Oh the shame of it. Everything that I've been blessed with, and everything that so many around the world don't have because they don't know my King...and I'm complaining about the length of my hair or some such nonsense. How selfish. God has brought me through a lot the past 2 years. He has grown me, blessed me, given to me and taken away from me...through it all, I have learned to be content (at least, most of the time.) I have been given the gift that outweighs all other gifts that have ever been given. I've been given a second chance, the forgiveness that I don't deserve, love that is never ending...and eternal life. Other people may have better looks, more talent, and maybe even more material things...but without the gift of the Creator, they have nothing.
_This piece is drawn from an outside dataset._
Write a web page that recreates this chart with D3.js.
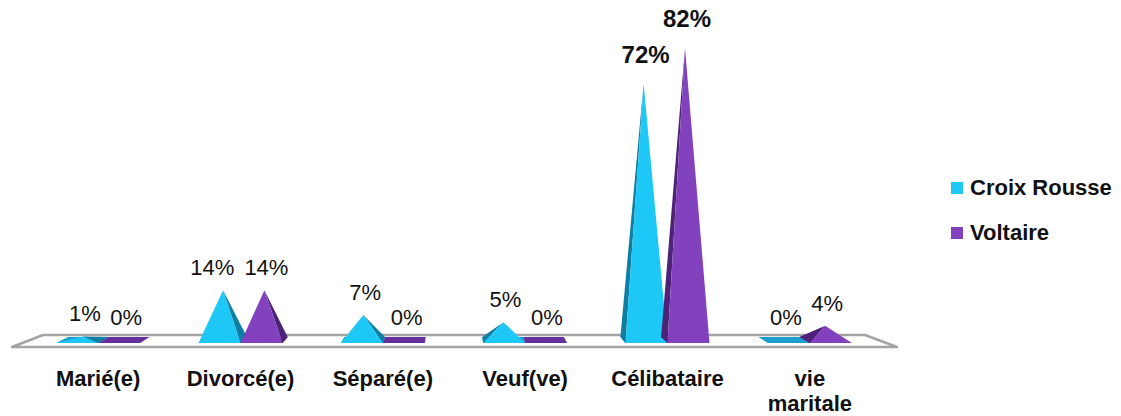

I've had to remember that God gives everyone a different personality. He gives each of us a special gift/talent. He has given each of us a different way to handle situations. That's what makes up the body of Christ here on earth. All of the different mixes of people that God has purposefully put here are so that we can work together and accomplish great things! We need to be there for one another, to love each other and give of the gifts God has blessed us with. Whether it be leadership, mercy, the heart of a servant, a prophet or a teacher. Each one is so very important and vital to make up the body of Christ. To work together and deal with each others little quirks...it's part of God's plan.

God DOES have a plan for my life, and it may not be what *I* want, I will suffer, I will have pain and heartache, but through it all, God's name will be glorified. And in the end...that's all that really matters...isn't it?